Die Kolleginnen und Kollegen im öffentlichen Dienst haben erst mal mit den Muskeln gespielt, ein unbefristeter Streik hätte eine ganz andere Situation geschaffen. Die Lohnerhöhung, die jetzt in den Medien als "kräftige Lohnerhöhung von 6,3 Prozent" verkauft wird, deckt jedoch nicht den Lohnraub durch Monopole und Staat, und bindet der Gewerkschaft mit der zweijährigen Laufzeit die Hände. Die tatsächlichen Lebenshaltungskosten liegen erheblich über der offiziell ausgewiesenen Inflationsrate von 2,3 Prozent. Der Reallohnabbau im öffentlichen Dienst von 8,5 Prozent in den letzten 10 Jahren wird nicht ausgeglichen.
Dass die Auszubildenden nun nach einem Jahr unbefristet übernommen werden, knüpft an dem Kampferfolg in der Stahlindustrie an, und unterstützt die Forderung der IG Metall nach sofortiger, unbefristeter Übernahme nach der Ausbildung. Jedoch besteht mit der einjährigen "Bewährungsfrist" auch die Möglichkeit, eine unbefristete Übernahme zu umgehen.

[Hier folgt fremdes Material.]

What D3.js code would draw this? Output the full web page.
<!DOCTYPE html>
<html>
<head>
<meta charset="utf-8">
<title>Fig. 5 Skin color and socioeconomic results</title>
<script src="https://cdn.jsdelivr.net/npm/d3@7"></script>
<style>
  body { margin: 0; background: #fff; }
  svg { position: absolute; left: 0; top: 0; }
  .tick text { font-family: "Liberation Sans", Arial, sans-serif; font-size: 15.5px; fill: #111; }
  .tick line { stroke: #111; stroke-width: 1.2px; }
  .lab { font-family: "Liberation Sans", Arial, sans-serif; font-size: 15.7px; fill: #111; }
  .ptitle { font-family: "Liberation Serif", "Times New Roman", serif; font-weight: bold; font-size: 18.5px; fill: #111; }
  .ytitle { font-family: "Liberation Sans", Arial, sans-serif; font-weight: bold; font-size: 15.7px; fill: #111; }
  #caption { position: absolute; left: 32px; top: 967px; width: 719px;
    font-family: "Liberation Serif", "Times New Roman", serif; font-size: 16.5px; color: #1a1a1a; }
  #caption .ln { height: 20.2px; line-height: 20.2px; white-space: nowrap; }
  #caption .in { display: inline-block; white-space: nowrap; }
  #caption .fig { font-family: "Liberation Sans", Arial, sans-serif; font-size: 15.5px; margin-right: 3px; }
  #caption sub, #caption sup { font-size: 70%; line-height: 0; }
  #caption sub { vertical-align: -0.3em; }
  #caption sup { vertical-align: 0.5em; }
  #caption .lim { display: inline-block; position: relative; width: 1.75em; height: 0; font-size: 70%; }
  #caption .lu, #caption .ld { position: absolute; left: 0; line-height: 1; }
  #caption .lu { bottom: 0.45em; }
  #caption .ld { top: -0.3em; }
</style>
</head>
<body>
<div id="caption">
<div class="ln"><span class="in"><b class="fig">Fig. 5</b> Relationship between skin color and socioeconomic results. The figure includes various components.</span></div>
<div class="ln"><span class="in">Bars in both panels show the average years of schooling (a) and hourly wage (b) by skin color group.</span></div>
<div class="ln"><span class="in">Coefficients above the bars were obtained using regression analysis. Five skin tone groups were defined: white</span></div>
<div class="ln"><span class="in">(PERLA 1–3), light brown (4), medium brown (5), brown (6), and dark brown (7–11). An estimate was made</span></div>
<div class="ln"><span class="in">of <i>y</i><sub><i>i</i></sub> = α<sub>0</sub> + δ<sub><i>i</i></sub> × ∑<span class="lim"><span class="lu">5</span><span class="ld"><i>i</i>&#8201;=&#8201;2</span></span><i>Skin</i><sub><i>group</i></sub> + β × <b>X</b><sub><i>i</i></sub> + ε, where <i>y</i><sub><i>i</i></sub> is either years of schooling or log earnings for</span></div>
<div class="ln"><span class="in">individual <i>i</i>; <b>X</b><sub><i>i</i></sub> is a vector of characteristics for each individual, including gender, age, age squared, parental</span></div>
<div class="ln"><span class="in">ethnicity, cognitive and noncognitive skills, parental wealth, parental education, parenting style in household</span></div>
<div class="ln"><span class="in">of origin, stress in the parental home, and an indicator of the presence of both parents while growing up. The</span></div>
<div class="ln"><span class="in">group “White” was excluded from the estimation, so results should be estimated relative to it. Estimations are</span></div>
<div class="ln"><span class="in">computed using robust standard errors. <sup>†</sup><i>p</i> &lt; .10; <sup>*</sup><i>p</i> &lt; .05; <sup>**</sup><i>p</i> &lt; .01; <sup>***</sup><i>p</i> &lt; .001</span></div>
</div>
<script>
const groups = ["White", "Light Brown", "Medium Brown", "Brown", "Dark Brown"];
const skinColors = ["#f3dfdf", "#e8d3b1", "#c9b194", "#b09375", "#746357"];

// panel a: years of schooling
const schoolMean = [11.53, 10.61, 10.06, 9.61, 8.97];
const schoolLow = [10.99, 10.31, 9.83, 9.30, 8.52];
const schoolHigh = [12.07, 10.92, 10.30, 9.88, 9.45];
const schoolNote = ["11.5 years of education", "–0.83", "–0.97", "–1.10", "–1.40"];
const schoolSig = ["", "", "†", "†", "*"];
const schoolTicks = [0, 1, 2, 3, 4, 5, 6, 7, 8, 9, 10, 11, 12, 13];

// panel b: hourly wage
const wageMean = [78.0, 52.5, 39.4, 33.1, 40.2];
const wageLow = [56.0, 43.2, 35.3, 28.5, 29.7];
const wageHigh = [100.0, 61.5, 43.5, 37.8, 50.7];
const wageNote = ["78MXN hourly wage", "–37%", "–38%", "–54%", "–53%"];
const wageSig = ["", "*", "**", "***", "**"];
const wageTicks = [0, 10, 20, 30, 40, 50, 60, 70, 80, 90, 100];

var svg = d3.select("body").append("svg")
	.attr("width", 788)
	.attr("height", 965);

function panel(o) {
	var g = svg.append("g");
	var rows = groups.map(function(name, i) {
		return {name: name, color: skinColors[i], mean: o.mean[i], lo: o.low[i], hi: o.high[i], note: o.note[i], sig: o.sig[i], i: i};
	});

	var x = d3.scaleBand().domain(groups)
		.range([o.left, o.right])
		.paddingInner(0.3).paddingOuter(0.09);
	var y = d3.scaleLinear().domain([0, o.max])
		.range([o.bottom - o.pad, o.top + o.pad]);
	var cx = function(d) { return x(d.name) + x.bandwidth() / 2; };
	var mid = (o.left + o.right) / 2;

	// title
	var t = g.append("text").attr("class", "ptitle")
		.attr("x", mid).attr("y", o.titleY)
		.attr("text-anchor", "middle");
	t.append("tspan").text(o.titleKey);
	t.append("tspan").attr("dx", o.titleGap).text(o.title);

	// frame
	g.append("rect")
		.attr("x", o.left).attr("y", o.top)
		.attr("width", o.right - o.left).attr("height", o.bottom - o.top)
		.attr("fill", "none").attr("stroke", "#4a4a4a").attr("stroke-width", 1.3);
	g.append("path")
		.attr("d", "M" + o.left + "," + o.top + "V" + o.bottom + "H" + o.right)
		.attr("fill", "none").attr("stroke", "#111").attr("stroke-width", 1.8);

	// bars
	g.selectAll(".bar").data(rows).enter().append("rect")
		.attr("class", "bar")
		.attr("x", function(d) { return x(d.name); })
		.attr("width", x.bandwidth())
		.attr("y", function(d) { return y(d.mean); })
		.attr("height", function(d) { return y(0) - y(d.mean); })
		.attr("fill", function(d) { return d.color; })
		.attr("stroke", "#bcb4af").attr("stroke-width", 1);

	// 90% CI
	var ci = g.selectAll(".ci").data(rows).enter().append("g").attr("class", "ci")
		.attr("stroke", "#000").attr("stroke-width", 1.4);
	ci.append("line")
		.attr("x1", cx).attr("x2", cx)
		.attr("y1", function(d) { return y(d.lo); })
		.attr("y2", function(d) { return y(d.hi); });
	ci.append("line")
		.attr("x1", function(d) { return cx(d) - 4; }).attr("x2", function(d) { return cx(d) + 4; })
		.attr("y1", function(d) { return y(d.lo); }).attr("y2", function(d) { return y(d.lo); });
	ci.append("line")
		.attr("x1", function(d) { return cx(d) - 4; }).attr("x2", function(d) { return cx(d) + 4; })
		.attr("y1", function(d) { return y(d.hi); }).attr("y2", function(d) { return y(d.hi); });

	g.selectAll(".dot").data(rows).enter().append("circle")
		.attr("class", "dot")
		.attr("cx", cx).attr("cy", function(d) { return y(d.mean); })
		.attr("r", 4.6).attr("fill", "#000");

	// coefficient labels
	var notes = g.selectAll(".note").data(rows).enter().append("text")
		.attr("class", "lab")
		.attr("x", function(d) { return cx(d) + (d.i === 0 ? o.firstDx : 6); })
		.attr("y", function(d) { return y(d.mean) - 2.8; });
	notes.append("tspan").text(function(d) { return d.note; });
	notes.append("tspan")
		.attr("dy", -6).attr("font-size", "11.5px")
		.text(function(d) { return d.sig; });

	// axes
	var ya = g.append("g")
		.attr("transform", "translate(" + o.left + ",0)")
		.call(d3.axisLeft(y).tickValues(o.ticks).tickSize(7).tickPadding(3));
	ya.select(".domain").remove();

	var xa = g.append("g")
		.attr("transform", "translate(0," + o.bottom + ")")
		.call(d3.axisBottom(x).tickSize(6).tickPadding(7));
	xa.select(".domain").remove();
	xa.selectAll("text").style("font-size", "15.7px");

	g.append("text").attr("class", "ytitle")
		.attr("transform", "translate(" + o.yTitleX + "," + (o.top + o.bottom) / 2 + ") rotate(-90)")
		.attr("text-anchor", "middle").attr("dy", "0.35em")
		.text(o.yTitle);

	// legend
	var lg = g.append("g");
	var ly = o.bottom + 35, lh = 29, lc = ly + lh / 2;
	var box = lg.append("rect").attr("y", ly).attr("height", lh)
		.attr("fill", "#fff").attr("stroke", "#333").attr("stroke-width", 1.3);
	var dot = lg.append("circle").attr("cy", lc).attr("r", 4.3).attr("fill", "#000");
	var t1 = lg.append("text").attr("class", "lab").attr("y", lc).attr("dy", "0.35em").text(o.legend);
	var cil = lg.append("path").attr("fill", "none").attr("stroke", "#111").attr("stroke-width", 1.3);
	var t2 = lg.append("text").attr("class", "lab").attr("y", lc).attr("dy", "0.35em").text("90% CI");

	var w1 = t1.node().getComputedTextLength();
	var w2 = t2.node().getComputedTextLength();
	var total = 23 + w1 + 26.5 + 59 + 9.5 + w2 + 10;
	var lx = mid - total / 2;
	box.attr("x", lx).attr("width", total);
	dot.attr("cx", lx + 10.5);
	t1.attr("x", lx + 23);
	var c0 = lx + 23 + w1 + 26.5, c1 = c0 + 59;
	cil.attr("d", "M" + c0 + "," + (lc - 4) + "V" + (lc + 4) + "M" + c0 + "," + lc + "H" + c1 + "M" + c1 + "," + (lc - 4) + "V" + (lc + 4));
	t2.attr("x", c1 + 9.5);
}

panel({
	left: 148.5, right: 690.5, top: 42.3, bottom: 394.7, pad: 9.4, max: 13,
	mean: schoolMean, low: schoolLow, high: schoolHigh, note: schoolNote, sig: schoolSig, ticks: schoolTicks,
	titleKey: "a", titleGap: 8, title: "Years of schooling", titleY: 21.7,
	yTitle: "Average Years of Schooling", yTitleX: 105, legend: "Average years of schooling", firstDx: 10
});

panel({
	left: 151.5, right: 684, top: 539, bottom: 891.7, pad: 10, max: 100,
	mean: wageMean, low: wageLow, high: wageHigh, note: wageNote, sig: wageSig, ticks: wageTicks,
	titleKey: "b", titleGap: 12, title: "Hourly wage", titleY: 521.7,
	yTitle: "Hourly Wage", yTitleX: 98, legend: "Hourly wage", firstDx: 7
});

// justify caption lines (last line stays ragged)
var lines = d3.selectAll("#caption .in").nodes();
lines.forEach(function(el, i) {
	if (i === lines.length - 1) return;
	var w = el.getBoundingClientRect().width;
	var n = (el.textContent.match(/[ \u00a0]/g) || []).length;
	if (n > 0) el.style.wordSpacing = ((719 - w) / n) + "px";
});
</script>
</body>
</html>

Innenminister Friedrich äußert nun "Erleichterung", dass eine "Schlichtung vermieden worden" sei. Nicht vor der Schlichtung hatte er Angst, sondern vor einem unbefristeten Vollstreik im öffentlichen Dienst. Eine Schlichtung hätte zusätzlich Öl ins Feuer der wachsenden Kampfbereitschaft gegossen, deshalb soll die Tarifauseinandersetzung nun schnell beendet werden. Verdi hat in den letzten Wochen über 23.000 neue Mitglieder gewonnen. Das zeigt, welche Anziehungskraft die Gewerkschaften haben, wenn sie kämpfen. Nun sind die Mitglieder von Verdi herausgefordert, über einen vollen Einsatz der gewerkschaftlichen Kampfkraft zu beraten und den Kampf fortzuführen. Der Solidarität in der Bevölkerung können sie sicher sein.